Per la sua seconda lezione al Master di Cinema e Televisione, lo sceneggiatore Andrea Garello, si sofferma sull’elaborazione del personaggio all’interno della sceneggiatura.
“Molto spesso capita che ci venga in mente un personaggio, che conosciamo o abbiamo visto – esordisce Garello – e, proprio da questi ultimi, parte l’ispirazione per la stesura di una trama. Può anche capitare però che l’idea nasca da una storia che abbiamo sentito e ci ha colpito a tal punto da desiderare di raccontarla; in questo caso ci focalizzeremo di più sulla struttura e meno sul personaggio. Per fare certi lavori non ci sono delle fasi predeterminate ma bisogna sempre tenere a mente quali sono i nostri obiettivi e come fare per conseguirli”.

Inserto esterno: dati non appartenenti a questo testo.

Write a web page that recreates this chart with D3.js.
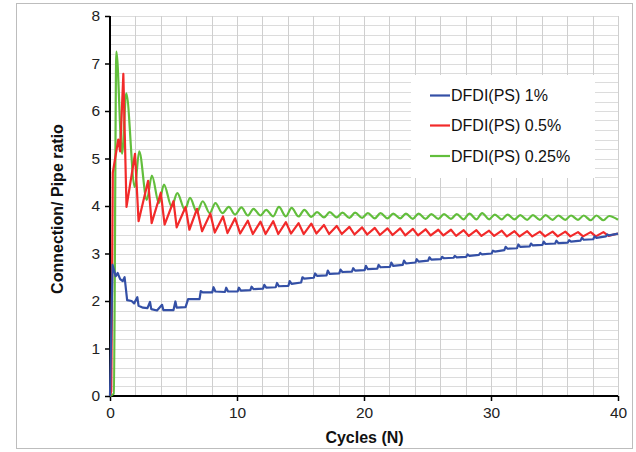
<!DOCTYPE html>
<html><head><meta charset="utf-8">
<script src="https://cdn.jsdelivr.net/npm/d3@7"></script>
<style>body{margin:0;background:#fff}svg{display:block}text{font-family:"Liberation Sans",Arial,sans-serif}</style>
</head><body>
<svg id="c" width="636" height="452"></svg>
<script>
const xTicks = [0, 10, 20, 30, 40];
const yTicks = [0, 1, 2, 3, 4, 5, 6, 7, 8];
const seriesNames = ["DFDI(PS) 1%", "DFDI(PS) 0.5%", "DFDI(PS) 0.25%"];
const seriesColors = ["#3450a6", "#f22a2a", "#62be3c"];

const blue = [[0,0],[0.2,2.76],[0.45,2.52],[0.6,2.59],[0.8,2.46],[1.0,2.42],[1.15,2.5],[1.35,2.02],[1.7,2.0],[1.9,1.95],[2.15,2.08],[2.25,1.9],[2.6,1.86],[2.95,1.85],[3.15,1.98],[3.25,1.83],[3.7,1.8],[4.1,1.92],[4.2,1.81],[5.0,1.81],[5.15,1.99],[5.25,1.86],[5.95,1.87],[6.15,2.04],[7.05,2.04],[7.15,2.21],[7.3,2.18],[8.05,2.18],[8.15,2.29],[8.3,2.2],[9.05,2.19],[9.15,2.28],[9.3,2.2],[10.05,2.2],[10.15,2.28],[10.3,2.22],[11.05,2.23],[11.15,2.3],[11.3,2.25],[12.05,2.26],[12.15,2.34],[12.3,2.28],[13.05,2.29],[13.15,2.38],[13.3,2.31],[14.05,2.32],[14.15,2.42],[14.3,2.36],[15.05,2.39],[15.15,2.5],[15.3,2.47],[16.05,2.49],[16.15,2.58],[16.3,2.53],[17.05,2.54],[17.15,2.64],[17.3,2.57],[18.05,2.58],[18.15,2.66],[18.3,2.61],[19.05,2.62],[19.15,2.69],[19.3,2.64],[20.05,2.65],[20.15,2.74],[20.3,2.67],[21.05,2.68],[21.15,2.76],[21.3,2.71],[22.05,2.72],[22.15,2.81],[22.3,2.74],[23.05,2.76],[23.15,2.85],[23.3,2.79],[24.05,2.81],[24.15,2.88],[24.3,2.83],[25.05,2.85],[25.15,2.92],[25.3,2.87],[26.05,2.88],[26.15,2.93],[26.3,2.9],[27.05,2.91],[27.15,2.95],[27.3,2.92],[28.05,2.93],[28.15,2.98],[28.3,2.95],[29.05,2.97],[29.15,3.01],[29.3,2.98],[30.05,3.0],[30.15,3.06],[30.3,3.04],[31.05,3.07],[31.15,3.14],[31.3,3.1],[32.05,3.11],[32.15,3.19],[32.3,3.14],[33.05,3.15],[33.15,3.21],[33.3,3.17],[34.05,3.18],[34.15,3.25],[34.3,3.2],[35.05,3.21],[35.15,3.27],[35.3,3.22],[36.05,3.23],[36.15,3.28],[36.3,3.25],[37.05,3.27],[37.15,3.33],[37.3,3.29],[38.05,3.3],[38.15,3.36],[38.3,3.33],[39.05,3.36],[39.15,3.4],[39.3,3.38],[40,3.42]];

const red = [[0,0],[0.1,0.1],[0.22,4.7],[0.65,5.4],[0.8,5.15],[1.05,6.78],[1.3,3.98],[1.97,5.1],[2.25,3.68],[3.0,4.53],[3.28,3.64],[4.0,4.28],[4.3,3.61],[5.0,4.1],[5.25,3.55],[5.95,3.98],[6.25,3.5],[6.85,3.94],[7.25,3.47],[7.9,3.84],[8.25,3.44],[8.9,3.78],[9.25,3.43],[9.85,3.74],[10.25,3.42],[10.85,3.69],[11.25,3.41],[11.85,3.67],[12.25,3.41],[12.85,3.68],[13.25,3.41],[13.85,3.66],[14.25,3.42],[14.85,3.64],[15.25,3.41],[15.85,3.63],[16.25,3.42],[16.85,3.6],[17.25,3.41],[17.85,3.58],[18.25,3.41],[18.85,3.56],[19.25,3.4],[19.85,3.55],[20.25,3.4],[20.85,3.54],[21.25,3.39],[21.85,3.53],[22.25,3.39],[22.85,3.53],[23.25,3.38],[23.85,3.52],[24.25,3.38],[24.85,3.51],[25.25,3.38],[25.85,3.5],[26.25,3.38],[26.85,3.5],[27.25,3.37],[27.85,3.49],[28.25,3.37],[28.85,3.49],[29.25,3.37],[29.85,3.48],[30.25,3.37],[30.85,3.48],[31.25,3.36],[31.85,3.47],[32.25,3.36],[32.85,3.47],[33.25,3.36],[33.85,3.46],[34.25,3.36],[34.85,3.46],[35.25,3.36],[35.85,3.46],[36.25,3.36],[36.85,3.45],[37.25,3.36],[37.85,3.45],[38.25,3.36],[38.85,3.45],[39.25,3.37],[40,3.42]];

const green = [[0,0],[0.3,0.05],[0.5,7.25],[0.95,5.1],[1.28,6.37],[1.95,4.4],[2.3,5.15],[2.9,4.13],[3.3,4.64],[3.85,4.06],[4.25,4.45],[4.85,3.99],[5.3,4.27],[5.9,3.92],[6.3,4.17],[6.85,3.87],[7.3,4.1],[7.85,3.85],[8.3,4.06],[8.85,3.85],[9.35,3.98],[9.85,3.82],[10.35,3.97],[10.85,3.8],[11.3,3.94],[11.85,3.8],[12.3,3.92],[12.85,3.78],[13.3,3.98],[13.85,3.78],[14.3,3.96],[14.85,3.78],[15.3,3.92],[15.85,3.77],[16.3,3.87],[16.85,3.76],[17.3,3.87],[17.85,3.76],[18.3,3.86],[18.85,3.75],[19.3,3.86],[19.85,3.75],[20.3,3.85],[20.85,3.74],[21.3,3.85],[21.85,3.74],[22.3,3.84],[22.85,3.74],[23.3,3.84],[23.85,3.73],[24.3,3.84],[24.85,3.73],[25.3,3.83],[25.85,3.73],[26.3,3.83],[26.85,3.73],[27.3,3.83],[27.85,3.72],[28.3,3.84],[28.85,3.72],[29.3,3.85],[29.85,3.72],[30.3,3.82],[30.85,3.72],[31.3,3.82],[31.85,3.72],[32.3,3.81],[32.85,3.71],[33.3,3.81],[33.85,3.71],[34.3,3.81],[34.85,3.71],[35.3,3.8],[35.85,3.71],[36.3,3.8],[36.85,3.71],[37.3,3.8],[37.85,3.7],[38.3,3.8],[38.85,3.7],[39.3,3.79],[40,3.71]];

const svg = d3.select("#c");
const x = d3.scaleLinear().domain([0, 40]).range([110, 618]);
const y = d3.scaleLinear().domain([0, 8]).range([396, 16]);

// outer border
svg.append("rect").attr("x", 16.5).attr("y", 3.5).attr("width", 616).attr("height", 445)
  .attr("fill", "#fff").attr("stroke", "#bdbdbd").attr("stroke-width", 1);

// grid
const g = svg.append("g");
g.selectAll(".hm").data(d3.range(1, 41).map(i => i * 0.2)).join("line")
  .attr("x1", x(0)).attr("x2", x(40))
  .attr("y1", d => Math.round(y(d)) + 0.5).attr("y2", d => Math.round(y(d)) + 0.5)
  .attr("stroke", "#dcdcdc").attr("stroke-width", 1);
g.selectAll(".vm").data(d3.range(1, 21).map(i => i * 2)).join("line")
  .attr("y1", y(0)).attr("y2", y(8))
  .attr("x1", d => Math.round(x(d)) + 0.5).attr("x2", d => Math.round(x(d)) + 0.5)
  .attr("stroke", "#cfcfcf").attr("stroke-width", 1);

// axes
const yAxis = svg.append("g").attr("transform", `translate(${x(0)},0)`)
  .call(d3.axisLeft(y).tickValues(yTicks).tickSize(5).tickPadding(5).tickFormat(d3.format("d")));
const xAxis = svg.append("g").attr("transform", `translate(0,${y(0)})`)
  .call(d3.axisBottom(x).tickValues(xTicks).tickSize(5).tickPadding(6).tickFormat(d3.format("d")));
[yAxis, xAxis].forEach(a => {
  a.select(".domain").attr("stroke", "#000").attr("stroke-width", 2);
  a.selectAll(".tick line").attr("stroke", "#000").attr("stroke-width", 1.5);
  a.selectAll("text").attr("font-size", 15.5).attr("fill", "#222")
    .attr("font-family", "'Liberation Sans',Arial,sans-serif");
});
yAxis.select(".domain").attr("d", `M0,${y(8)}V${y(0)}`);
xAxis.select(".domain").attr("d", `M${x(0)},0H${x(40)}`);

// lines
const series = [blue, red, green];
const lineSharp = d3.line().x(d => x(d[0])).y(d => y(d[1]));
const lineSmooth = d3.line().x(d => x(d[0])).y(d => y(d[1])).curve(d3.curveMonotoneX);
svg.append("g").selectAll("path").data([2, 1, 0]).join("path")
  .attr("d", i => (i === 2 ? lineSmooth : lineSharp)(series[i]))
  .attr("fill", "none").attr("stroke", i => seriesColors[i])
  .attr("stroke-width", 2.2).attr("stroke-linejoin", "round");

// legend
const lg = svg.append("g");
lg.append("rect").attr("x", 411).attr("y", 75).attr("width", 184).attr("height", 103).attr("fill", "#fff");
const ly = [95.5, 125.5, 156];
seriesNames.forEach((n, i) => {
  lg.append("line").attr("x1", 430).attr("x2", 450).attr("y1", ly[i]).attr("y2", ly[i])
    .attr("stroke", seriesColors[i]).attr("stroke-width", 2.2);
  lg.append("text").attr("x", 451).attr("y", ly[i]).attr("dy", "0.35em")
    .attr("font-size", 16).attr("fill", "#111").text(n);
});

// axis titles
svg.append("text").attr("x", 364.5).attr("y", 443).attr("text-anchor", "middle")
  .attr("font-size", 16).attr("font-weight", "bold").attr("fill", "#111").text("Cycles (N)");
svg.append("text").attr("transform", "translate(63,209) rotate(-90)").attr("text-anchor", "middle")
  .attr("font-size", 16).attr("font-weight", "bold").attr("fill", "#111").text("Connection/ Pipe ratio");
</script>
</body></html>
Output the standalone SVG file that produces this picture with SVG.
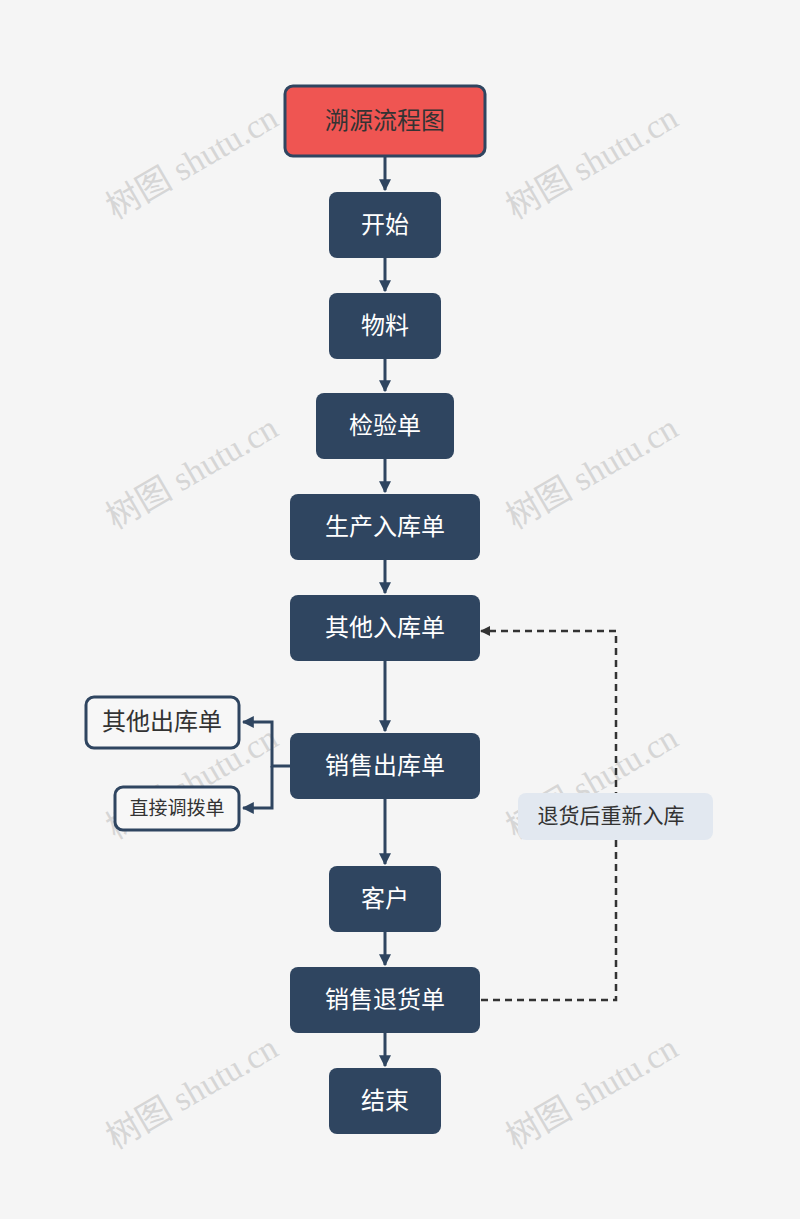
<svg xmlns="http://www.w3.org/2000/svg" width="800" height="1219" viewBox="0 0 800 1219">
<style>
.n{fill:#2F4560;}
.t{font-family:"Noto Sans CJK SC","Noto Sans",sans-serif;font-size:24px;fill:#fff;text-anchor:middle;dominant-baseline:central;}
.c{stroke:#2F4560;stroke-width:3;fill:none;}
.w{font-family:"Liberation Serif","Noto Sans CJK SC",serif;font-size:34px;fill:#d6d6d6;}
</style>
<defs>
<marker id="a" viewBox="0 0 10 10" refX="9" refY="5" markerWidth="4" markerHeight="4" orient="auto"><path d="M0,0L10,5L0,10z" fill="#2F4560"/></marker>
<marker id="d" viewBox="0 0 10 10" refX="9" refY="5" markerWidth="4" markerHeight="4" orient="auto"><path d="M0,0L10,5L0,10z" fill="#333"/></marker>
</defs>
<rect width="800" height="1219" fill="#F5F5F5"/>
<g id="watermarks">
<text class="w" transform="translate(115,220) rotate(-30)">树图 shutu.cn</text>
<text class="w" transform="translate(515,220) rotate(-30)">树图 shutu.cn</text>
<text class="w" transform="translate(115,530) rotate(-30)">树图 shutu.cn</text>
<text class="w" transform="translate(515,530) rotate(-30)">树图 shutu.cn</text>
<text class="w" transform="translate(115,840) rotate(-30)">树图 shutu.cn</text>
<text class="w" transform="translate(515,840) rotate(-30)">树图 shutu.cn</text>
<text class="w" transform="translate(115,1150) rotate(-30)">树图 shutu.cn</text>
<text class="w" transform="translate(515,1150) rotate(-30)">树图 shutu.cn</text>
</g>
<g id="connectors">
<path class="c" marker-end="url(#a)" d="M385,157V190"/>
<path class="c" marker-end="url(#a)" d="M385,258V291"/>
<path class="c" marker-end="url(#a)" d="M385,359V391"/>
<path class="c" marker-end="url(#a)" d="M385,459V492"/>
<path class="c" marker-end="url(#a)" d="M385,560V593"/>
<path class="c" marker-end="url(#a)" d="M385,661V731"/>
<path class="c" marker-end="url(#a)" d="M385,799V864"/>
<path class="c" marker-end="url(#a)" d="M385,932V965"/>
<path class="c" marker-end="url(#a)" d="M385,1033V1066"/>
<path class="c" marker-end="url(#a)" d="M290,766H272V722H243"/>
<path class="c" marker-end="url(#a)" d="M272,766V808H243"/>
<path d="M481,1000H616V631H481" fill="none" stroke="#333" stroke-width="2.5" stroke-dasharray="7,5" marker-end="url(#d)"/>
</g>
<g id="label"><rect x="518" y="793" width="195" height="47" rx="8" fill="#E2E8F0"/><text class="t" x="611" y="814" style="fill:#333;font-size:21px">退货后重新入库</text></g>
<g id="title"><rect x="285" y="86" width="200" height="70" rx="8" fill="#EF5552" stroke="#2F4560" stroke-width="3"/><text class="t" x="385" y="118" style="fill:#333">溯源流程图</text></g>
<g id="start"><rect class="n" x="329" y="192" width="112" height="66" rx="8"/><text class="t" x="385" y="222">开始</text></g>
<g id="material"><rect class="n" x="329" y="293" width="112" height="66" rx="8"/><text class="t" x="385" y="323">物料</text></g>
<g id="inspect"><rect class="n" x="316" y="393" width="138" height="66" rx="8"/><text class="t" x="385" y="423">检验单</text></g>
<g id="prodin"><rect class="n" x="290" y="494" width="190" height="66" rx="8"/><text class="t" x="385" y="524">生产入库单</text></g>
<g id="otherin"><rect class="n" x="290" y="595" width="190" height="66" rx="8"/><text class="t" x="385" y="625">其他入库单</text></g>
<g id="salesout"><rect class="n" x="290" y="733" width="190" height="66" rx="8"/><text class="t" x="385" y="763">销售出库单</text></g>
<g id="otherout"><rect x="86" y="697" width="153" height="51" rx="8" fill="#F7F7F7" stroke="#2F4560" stroke-width="3"/><text class="t" x="162" y="719" style="fill:#333">其他出库单</text></g>
<g id="transfer"><rect x="115" y="787" width="124" height="43" rx="8" fill="#F7F7F7" stroke="#2F4560" stroke-width="3"/><text class="t" x="177" y="806" style="fill:#333;font-size:19px">直接调拨单</text></g>
<g id="customer"><rect class="n" x="329" y="866" width="112" height="66" rx="8"/><text class="t" x="385" y="896">客户</text></g>
<g id="salesreturn"><rect class="n" x="290" y="967" width="190" height="66" rx="8"/><text class="t" x="385" y="997">销售退货单</text></g>
<g id="end"><rect class="n" x="329" y="1068" width="112" height="66" rx="8"/><text class="t" x="385" y="1098">结束</text></g>
</svg>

Lo sceneggiatore di Smetto quando voglio spiega agli allievi del Master l’importanza del primo atto di una sceneggiatura e soprattutto della premessa nella quale vi è il set up del personaggio e del plot, che di norma dura intorno ai cinque minuti. “Poniamo il caso che siamo partiti dall’idea di un plot – continua Garello – in un primo momento inizieremo a svilupparlo e avremo i personaggi che non sono altro che figurine, come ad esempio “il buono”, “il cattivo”, “l’ingenuo”, “il complice” e similari. Questa è la fase embrionale in cui non abbiamo l’idea chiara del tema, ma solo del plot. In tal caso il mio consiglio è quello di iniziare a creare un piccolo scheletro dove inserire queste prime idee, in quanto in questa fase, probabilmente, decideremo anche una tipologia di protagonista”.
“E’ il personaggio che muove la trama e non viceversa – sostiene lo sceneggiatore – se succede il contrario vuol dire che egli si sta inchinando a fare qualcosa fuori dalla sua natura”. Inoltre Garello cita l’importanza del patto narrativo stipulato con lo spettatore che sta a rappresentare che qualunque sia la situazione che uno sceneggiatore e un regista vengono a presentare, essa sarà coerente alla premessa. Quando il patto narrativo viene violato lo spettatore sospende il proprio interesse nei confronti della storia.
Garello poi racconta ai ragazzi che la sua parte preferita dell’elaborazione della sceneggiatura è la stesura della biografia del personaggio, e a tal proposito spiega: “una biografia che si rispetti incomincia dai genitori; è essenziale scrivere chi fossero per far capire le origini del personaggio. Si possono creare dei cross-over, dei mix, di caratteristiche di varie persone che conosciamo. Quello è il momento di free-style di uno sceneggiatore, quindi godetevelo!”.
Il docente sottolinea anche la grande importanza che hanno i personaggi così detti “secondari” che di norma entrano in scena dopo il protagonista. “Nelle sceneggiature dei film italiani, che di norma hanno una durata di 90’, i personaggi secondari – spiega lo sceneggiatore – non sono ben approfonditi e hanno poco peso specifico nella storia. Invece nelle sceneggiature americane i co-protagonisti hanno poche ma importanti caratteristiche che però gli danno un valore ed un peso specifico all’interno della trama. Inoltre è importante che i comprimari non devono arrivare troppo tardi nella storia perchè spesso la loro apparizione comporta un cambiamento significativo a cui segue quasi sempre un colpo di scena (tipico del genere crime) che va a modificare lo status quo del protagonista”.
Così, nel corso della lezione, per far comprendere meglio agli allievi del Master l’importanza dei personaggi, primari e secondari, Garello dedide di proiettare la premessa di due films famosi: Witness – il testimone (1985) diretto da Peter Weir e interpretato da Harrison Ford e Kelly McGillis e Brivido Caldo (1981) diretto da Lawrence Kasdan, con William Hurt e Kathleen Turner. Il primo, ambientato parzialmente in una comunità Amish del nord-America, presenta una narrazione lenta e immagini fortemente tematiche ed è un film adatto ad un personaggio forte e eroico come Harrison Ford che interpreta un agente di polizia sulle tracce degli assassini del suo collega. Il secondo film, invece, presenta un piano di lettura diverso, basandosi su tanti brevi dialoghi tra il protagonista (classico Don Giovanni) e la co-protagonista (perfetta femme fatale) che fanno capire l’andamento della storia sin dai primi minuti della narrazione.
La lezione termina con un consiglio che lo sceneggiare tiene a lasciare ai ragazzi: “il mestiere ti insegna ciò che proprio non devi fare. L’unico dogma esistente per uno sceneggiatore è quello di non avere dogmi. Quando scriverete su commissione o elaborerete remake di alcuni films, vi troverete a riadattare delle opere nelle quali non vi rispecchierete molto. L’importante però è fidarsi del proprio istinto e soprattutto non dimentichiamoci che siamo ancora creatori del nostro universo”.